FOSSPicks
Kloak
When it comes to worrying about the data that can be used to identify us online, we usually think about the obvious things: tagged photos, hacked accounts revealing personal details, LinkedIn, exposed IP addresses, and other literal variations of our personal details. We don't often think that our keyboard can expose our identities – but it can, thanks to something called "keystroke dynamics." The way you type is as unique as your fingerprint. Only you have that particular nuance where the o key follows the h key like a ricochet, or where you always hit q by mistake when typing ask. We all have traits like these, and when combined and analyzed with enough AI data processing, they can be used to identify who is typing. This allows websites and other applications to track you across the Internet, across sessions, and even across computers.
kloak
is a possible solution. It's an offshoot of the wonderful Whonix project, a Debian-based distribution built specifically to allow you to browse the Internet securely and anonymously. kloak
attempts to obfuscate your typing style to make identification difficult. It does this by adding a random delay buffer between your key presses and when the key event is sent to whatever input you have activated. The project is easy to compile and run, and its source code is easy to assess if you're worried about its provenance. You can then run the binary as a service or as a single executable, with options to show how much delay is being added, as well as which device is used for the input and the output. With online tests, it works well, although you can feel the variable delay between your key presses and the visual feedback. However, this minor quibble is worth the inconvenience if you restrict its use to online services, which is when it will be most useful.
Project Website
https://github.com/vmonaco/kloak
Personal database
Symphytum
There are many things that backup software has in common with databases: They both deal with data, and they both need careful administration and orchestration. And to those uninitiated in their challenges and complexities, they can both appear a little boring or a little too work-like. This is why so many of us forgo backup and hope for the best, and why we maybe prefer a quickly constructed spreadsheet to a fully fledged database. Sometimes, however, if a project goes to the trouble of making an application accessible and unlike work, such as with Apple's Time Machine, it makes what was boring become exciting and useful again. This is what Symphytum does for small, useful, personal databases.
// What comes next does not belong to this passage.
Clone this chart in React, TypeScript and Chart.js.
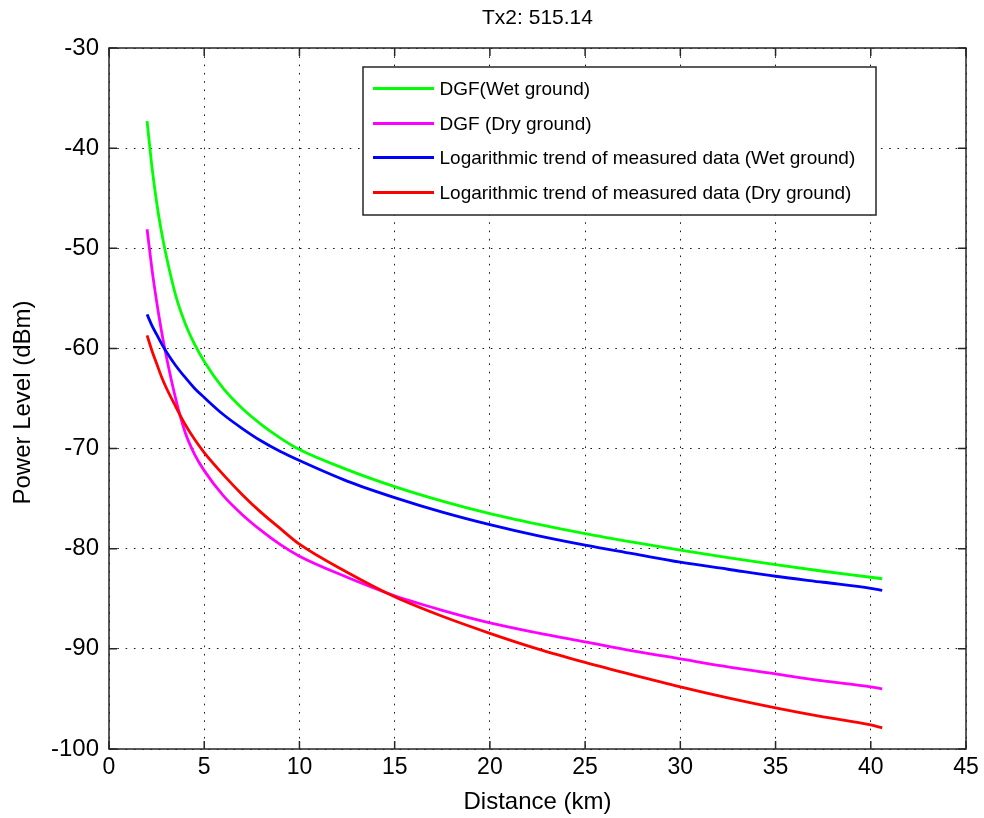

Symphytum feels like an old-school database front end, like the kind you ran on a Commodore Amiga to manage your game collection or to remember to whom you'd lent The Hitchhiker's Guide to the Galaxy. But it's also much more capable than this. Designing data entry forms is a pleasure, for instance. Create a new database (or collection, in Symphytum's nomenclature) with a single click, and you can start adding fields immediately. Quickly add a name and date, click the padlock, and you've got a form where you can start entering data. You can even see any entered data by switching to the more conventional Table view, and there's integrated backup and restore. But its best trick is being able to sync your database to cloud storage, and drivers for Dropbox and MEGA are included. This means you can run the client on different machines and sync to the same database or run multiple clients in read-only mode while connected to the same database.